The Nigerian government has introduced austerity measures to protect the country’s economy from damage as a result of the continuing decline in oil prices.
Minister of Finance, Dr. Ngozi Okonjo-Iweala has announced that the 2015 budget which was initially estimated at N4.8 trillion has been scaled down to N4.66 trillion.
The Federal Government has also reviewed the oil benchmark, cutting it from $78 per barrel to $73 and is expected to use about half of the $4.11 billion in the Excess Crude Account (ECA) to offset current expenditure.
“We are not trying to deplete it. But we might go to tap about half of it or slightly less than half to be able to meet expenditures that are crystallising at the moment that we need to make.”
The government will also limit foreign trips made by public officials while luxury goods and private jets will be taxed to increase the country’s non-oil revenue base.
“We all know the definition of luxury goods, we are still compiling the lists and one of the things we can tax is champagne, alcoholic beverages, jets, luxury cars- we will look at the engine capacity, and yachts.”
“The principle is that those who are better off in the society and I hope they won’t mind will be willing to share a bit more in remitting a little bit more to the treasury than what they normally do on these things.”
“The oil price has been falling quite rapidly for the past weeks.
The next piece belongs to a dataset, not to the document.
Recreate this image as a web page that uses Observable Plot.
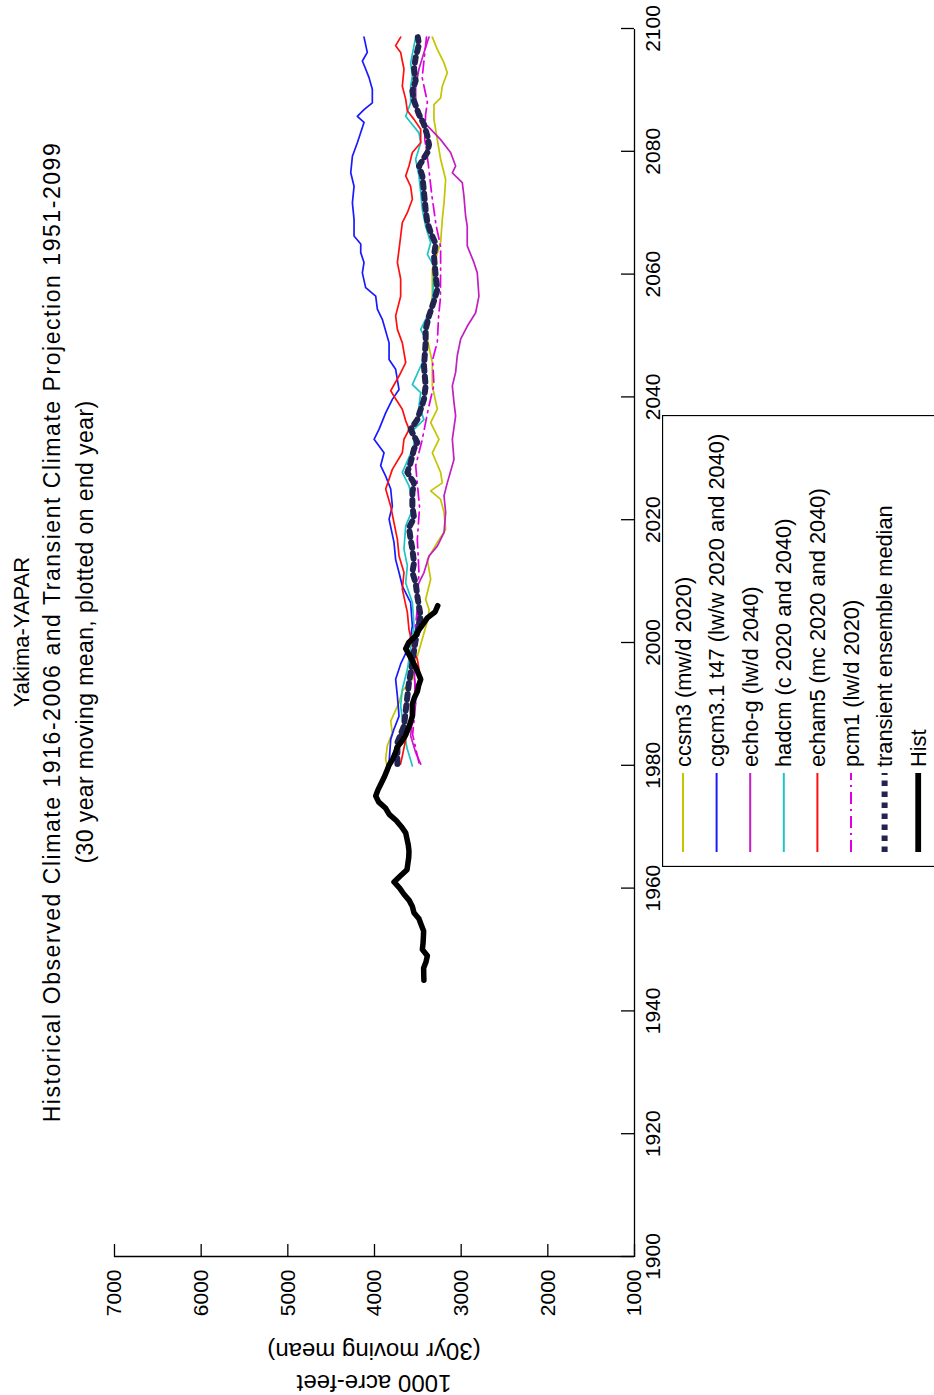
<!DOCTYPE html>
<html>
<head>
<meta charset="utf-8">
<script src="https://cdn.jsdelivr.net/npm/d3@7"></script>
<script src="https://cdn.jsdelivr.net/npm/@observablehq/plot@0.6"></script>
<style>
  html, body { margin: 0; padding: 0; background: #fff; overflow: hidden; width: 934px; height: 1395px; }
  #wrap { position: absolute; left: 0; top: 0; width: 1395px; height: 934px; transform-origin: 0 0;
          transform: translate(0px, 1395px) rotate(-90deg); background: #fff;
          font-family: "Liberation Sans", Arial, sans-serif; color: #000; }
  #wrap svg.plot { position: absolute; left: 0; top: 0; }
  .tl { position: absolute; left: 63px; width: 1400px; text-align: center; font-size: 23px; line-height: 30px; white-space: nowrap; }
  #legend { position: absolute; left: 528px; top: 662px; }
</style>
</head>
<body>
<div id="wrap">
  <div class="tl" style="top:7px;font-size:22px">Yakima-YAPAR</div>
  <div class="tl" style="top:37px;letter-spacing:1.55px">Historical Observed Climate 1916-2006 and Transient Climate Projection 1951-2099</div>
  <div class="tl" style="top:70px;letter-spacing:0.4px">(30 year moving mean, plotted on end year)</div>
</div>
<script>
// ---- data (year, 1000 acre-feet, 30-yr moving mean) ----
const xTicks = [1900, 1920, 1940, 1960, 1980, 2000, 2020, 2040, 2060, 2080, 2100];
const yTicks = [1000, 2000, 3000, 4000, 5000, 6000, 7000];
const yLabelLines = ["1000 acre-feet", "(30yr moving mean)"];

const hist = [[1945,3430],[1946,3432],[1947,3433],[1948,3405],[1949,3390],[1950,3448],[1951,3440],[1952,3436],[1953,3433],[1954,3460],[1955,3487],[1956,3545],[1957,3563],[1958,3600],[1959,3660],[1960,3710],[1961,3775],[1962,3700],[1963,3625],[1964,3615],[1965,3605],[1966,3602],[1967,3610],[1968,3625],[1969,3640],[1970,3690],[1971,3750],[1972,3830],[1973,3871],[1974,3950],[1975,3986],[1976,3960],[1977,3925],[1978,3890],[1979,3860],[1980,3833],[1981,3790],[1982,3760],[1983,3736],[1984,3680],[1985,3640],[1986,3610],[1987,3585],[1988,3563],[1989,3563],[1990,3563],[1991,3540],[1992,3506],[1993,3490],[1994,3467],[1995,3495],[1996,3525],[1997,3565],[1998,3600],[1999,3640],[2000,3605],[2001,3530],[2002,3490],[2003,3440],[2004,3390],[2005,3300],[2006,3270]];

const ccsm3 = [[1980.2,3860],[1981,3871],[1983.2,3852],[1985.3,3794],[1987.2,3813],[1990.2,3717],[1992.1,3679],[1994.3,3544],[1996,3560],[1998,3500],[2000,3460],[2002,3420],[2004,3380],[2005.4,3371],[2007,3410],[2010.3,3352],[2013.5,3390],[2016.3,3275],[2018.4,3179],[2021.2,3198],[2023.3,3237],[2024.7,3352],[2026,3218],[2027.7,3237],[2030.9,3333],[2033.1,3256],[2035.8,3352],[2038,3275],[2041.8,3333],[2045.6,3333],[2049.4,3390],[2051,3390],[2056.4,3333],[2060.8,3333],[2065.1,3237],[2068.9,3218],[2071.6,3198],[2075.4,3179],[2078.7,3237],[2081.9,3275],[2085.2,3314],[2087.6,3314],[2088.7,3237],[2090.6,3218],[2092.8,3160],[2094.4,3198],[2096.6,3275],[2098.6,3333]];

const cgcm31 = [[1980.4,3832],[1984.2,3813],[1985.9,3775],[1988,3717],[1991.3,3736],[1994,3756],[1996.5,3698],[1999.4,3600],[2002.7,3563],[2006.5,3583],[2009.2,3679],[2011.4,3717],[2013.5,3756],[2016.3,3775],[2020.1,3832],[2022.2,3794],[2025,3813],[2027.1,3871],[2028.8,3929],[2030.9,3890],[2033.1,4005],[2034.7,3948],[2037.4,3871],[2039.6,3794],[2041.2,3717],[2044.5,3756],[2046.1,3832],[2048.8,3832],[2052.6,3909],[2054.3,3967],[2056.4,3986],[2057.8,4102],[2060.2,4140],[2061.9,4121],[2063.5,4159],[2064.9,4159],[2066.2,4236],[2068.9,4236],[2071.6,4255],[2074.3,4236],[2076.5,4274],[2079.2,4255],[2081.4,4198],[2084.7,4121],[2085.7,4198],[2086.8,4121],[2087.9,4025],[2090.1,4025],[2092,4063],[2093.4,4102],[2094.7,4140],[2096.1,4083],[2098.6,4121]];

const echoG = [[1980.2,3467],[1982.1,3525],[1984.8,3583],[1987.5,3563],[1990.2,3525],[1996.7,3544],[2003.8,3506],[2007,3487],[2009.2,3506],[2011.4,3429],[2014.1,3371],[2015.7,3275],[2017.9,3198],[2021.2,3179],[2023.9,3198],[2026,3160],[2029.8,3083],[2033.1,3102],[2036.9,3064],[2039.1,3083],[2041.8,3102],[2044,3064],[2046.7,3045],[2049.4,3006],[2051.5,2930],[2053.7,2833],[2056.4,2795],[2060.2,2814],[2061.9,2853],[2064.6,2930],[2067.8,2930],[2069.5,2949],[2072.7,2968],[2074.9,2987],[2076.5,3102],[2077.6,3064],[2079.8,3122],[2081.9,3237],[2083.6,3352],[2085.2,3467],[2087.9,3525],[2090.6,3525],[2093.4,3487],[2096.1,3429],[2098.6,3371]];

const hadcm = [[1979.9,3563],[1982.6,3621],[1985.3,3660],[1989.7,3698],[1992.4,3679],[1995.6,3621],[2002.7,3544],[2006.5,3563],[2009.7,3640],[2012.5,3621],[2015.2,3660],[2019,3640],[2022.2,3544],[2025.5,3602],[2027.7,3679],[2032,3544],[2034.7,3544],[2036.3,3429],[2038.5,3487],[2040.7,3467],[2042,3563],[2045.6,3448],[2049.4,3410],[2051,3467],[2054.8,3333],[2058.6,3320],[2061.3,3314],[2063.2,3390],[2065.1,3352],[2067.8,3410],[2070.5,3448],[2073.3,3467],[2076,3487],[2078.7,3525],[2081.4,3467],[2083,3487],[2084.7,3583],[2085.7,3640],[2087.9,3583],[2090.6,3583],[2092.3,3563],[2094.4,3583],[2097.2,3544],[2098.6,3525]];

const echam5 = [[1980.2,3700],[1981.5,3679],[1984.2,3640],[1986.9,3563],[1992.9,3525],[1994,3467],[1997.3,3506],[1998.3,3544],[2002.1,3602],[2004.9,3621],[2008.7,3679],[2011.4,3660],[2014.1,3717],[2016.8,3736],[2019.5,3775],[2022.2,3813],[2025,3871],[2028.2,3794],[2030.9,3679],[2033.1,3660],[2034.7,3600],[2036.1,3640],[2038,3679],[2040.1,3775],[2041,3813],[2043.4,3717],[2045.6,3640],[2048.8,3679],[2051,3736],[2053.2,3756],[2056.4,3698],[2059.2,3698],[2061.9,3736],[2064,3717],[2066.2,3698],[2068.4,3679],[2070,3621],[2072.2,3563],[2074.3,3583],[2076,3640],[2077.6,3602],[2079.8,3563],[2081.4,3467],[2083.6,3467],[2085.2,3544],[2086.6,3621],[2088.5,3640],[2090.6,3679],[2093.4,3660],[2094.7,3679],[2096.1,3698],[2097.2,3756],[2098.6,3698]];

const pcm1 = [[1980.4,3487],[1985,3560],[1990.2,3525],[1995,3540],[2000,3545],[2005,3510],[2011.4,3487],[2016.8,3506],[2022,3480],[2028.8,3525],[2033,3450],[2038,3380],[2042,3314],[2046,3330],[2049,3275],[2053.2,3260],[2056,3240],[2061,3237],[2064.5,3237],[2068,3290],[2073,3340],[2078,3380],[2082,3420],[2086,3410],[2088,3390],[2092,3450],[2096,3420],[2098.6,3400]];

const median = [[1980.2,3736],[1983.7,3736],[1986.4,3660],[1993.5,3602],[1997,3560],[2000,3530],[2004.3,3467],[2005.9,3487],[2007.6,3506],[2009.7,3525],[2011.4,3563],[2013,3544],[2015.2,3563],[2016.8,3583],[2018.7,3602],[2020.3,3544],[2022.2,3563],[2024.4,3563],[2026,3544],[2027.7,3621],[2029.3,3583],[2031.5,3544],[2032.6,3506],[2034.7,3583],[2036.3,3506],[2039.6,3429],[2041.8,3410],[2045,3429],[2048.8,3410],[2051,3410],[2053.2,3371],[2055.6,3314],[2057.5,3275],[2059.7,3294],[2063,3314],[2064.9,3294],[2066.8,3352],[2068.4,3390],[2070.5,3410],[2073.3,3429],[2076,3448],[2077.6,3487],[2079.8,3390],[2081.1,3371],[2082.5,3390],[2084.4,3429],[2086,3487],[2088.2,3544],[2089.8,3563],[2091.5,3525],[2093.4,3544],[2095.3,3525],[2097.4,3487],[2098.6,3500]];

const seriesNames = ["ccsm3 (mw/d 2020)", "cgcm3.1 t47 (lw/w 2020 and 2040)", "echo-g (lw/d 2040)", "hadcm (c 2020 and 2040)", "echam5 (mc 2020 and 2040)", "pcm1 (lw/d 2020)", "transient ensemble median", "Hist"];
const seriesData = [ccsm3, cgcm31, echoG, hadcm, echam5, pcm1, median, hist];

// ---- styles ----
const styles = [
  {stroke: "#c4c400", strokeWidth: 1.7},
  {stroke: "#1a1aff", strokeWidth: 1.7},
  {stroke: "#c21ec2", strokeWidth: 1.7},
  {stroke: "#1ec4c4", strokeWidth: 1.7},
  {stroke: "#ff1010", strokeWidth: 1.7},
  {stroke: "#e000e0", strokeWidth: 1.7, strokeDasharray: "12 5 2 5"},
  {stroke: "#232352", strokeWidth: 6, strokeDasharray: "5.5 5.5"},
  {stroke: "#000000", strokeWidth: 5.5, strokeLinejoin: "round"}
];

const FONT = "'Liberation Sans', Arial, sans-serif";
const W = 1395, H = 700, ML = 138, MR = 29, MT = 114, MB = 66;
const frameH = H - MT - MB, frameW = W - ML - MR;

const chart = Plot.plot({
  width: W, height: H,
  marginLeft: ML, marginRight: MR, marginTop: MT, marginBottom: MB,
  style: {fontFamily: FONT, fontSize: "21px", color: "#000", background: "transparent", overflow: "visible"},
  x: {domain: [1900, 2100]},
  y: {domain: [1000, 7000]},
  marks: [
    ...seriesData.map((d, i) => Plot.line(d, {x: p => p[0], y: p => p[1], ...styles[i]})),
    Plot.ruleY([1000], {stroke: "#000", strokeWidth: 1.3}),
    Plot.ruleX([1900], {stroke: "#000", strokeWidth: 1.3}),
    Plot.tickX(xTicks, {x: d => d, insetTop: frameH - 13, stroke: "#000", strokeWidth: 1.3}),
    Plot.tickY(yTicks, {y: d => d, insetRight: frameW - 13, stroke: "#000", strokeWidth: 1.3}),
    Plot.axisX(xTicks, {tickSize: 0, tickPadding: 11, tickFormat: d => String(d), label: null, fontSize: 21}),
    Plot.axisY(yTicks, {tickSize: 0, tickPadding: 13, tickFormat: d => String(d), label: null, fontSize: 21})
  ]
});
chart.classList.add("plot");
document.getElementById("wrap").appendChild(chart);

// y-axis label, two rotated lines left of the axis
const ylab = d3.select(chart).append("g")
  .attr("font-family", FONT).attr("font-size", 24).attr("text-anchor", "middle");
[[yLabelLines[0], 12], [yLabelLines[1], 44]].forEach(([s, xx]) => {
  ylab.append("text")
    .attr("transform", `translate(${xx},${MT + frameH / 2}) rotate(-90)`)
    .attr("dy", "0.35em").text(s);
});

// ---- legend (below the axes, clipped by the figure edge) ----
const LW = 452, LH = 934 - 662;
const legend = d3.create("svg").attr("id", "legend").attr("width", LW).attr("height", LH)
  .style("font-family", FONT).style("font-size", "21.8px");
legend.append("rect").attr("x", 0.5).attr("y", 0.5).attr("width", LW - 1).attr("height", LH + 40)
  .attr("fill", "#fff").attr("stroke", "#000").attr("stroke-width", 1.3);
seriesNames.forEach((name, i) => {
  const y = 21 + i * 33.6;
  const st = styles[i];
  legend.append("line").attr("x1", 15).attr("x2", 94).attr("y1", y).attr("y2", y)
    .attr("stroke", st.stroke).attr("stroke-width", Math.min(st.strokeWidth + 0.3, 6))
    .attr("stroke-dasharray", st.strokeDasharray || null);
  legend.append("text").attr("x", 100).attr("y", y).attr("dy", "0.35em").text(name);
});
document.getElementById("wrap").appendChild(legend.node());
</script>
</body>
</html>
This is due to global factors not under the control of Nigeria. A number of international factors are responsible for it, ranging from geo-political to economical. But even if we cannot control the prices, we can control the way the country is run. The fall oil prices are not a problem. That is why we are calm because we feel that this country can manage the situation,” Okonjo-Iweala added.
The minister however said that, contrary to some suggestions, the FG wouldn’t print more money to cushion the effects of the drop in oil prices as this would lead to inflation and be disastrous for the country.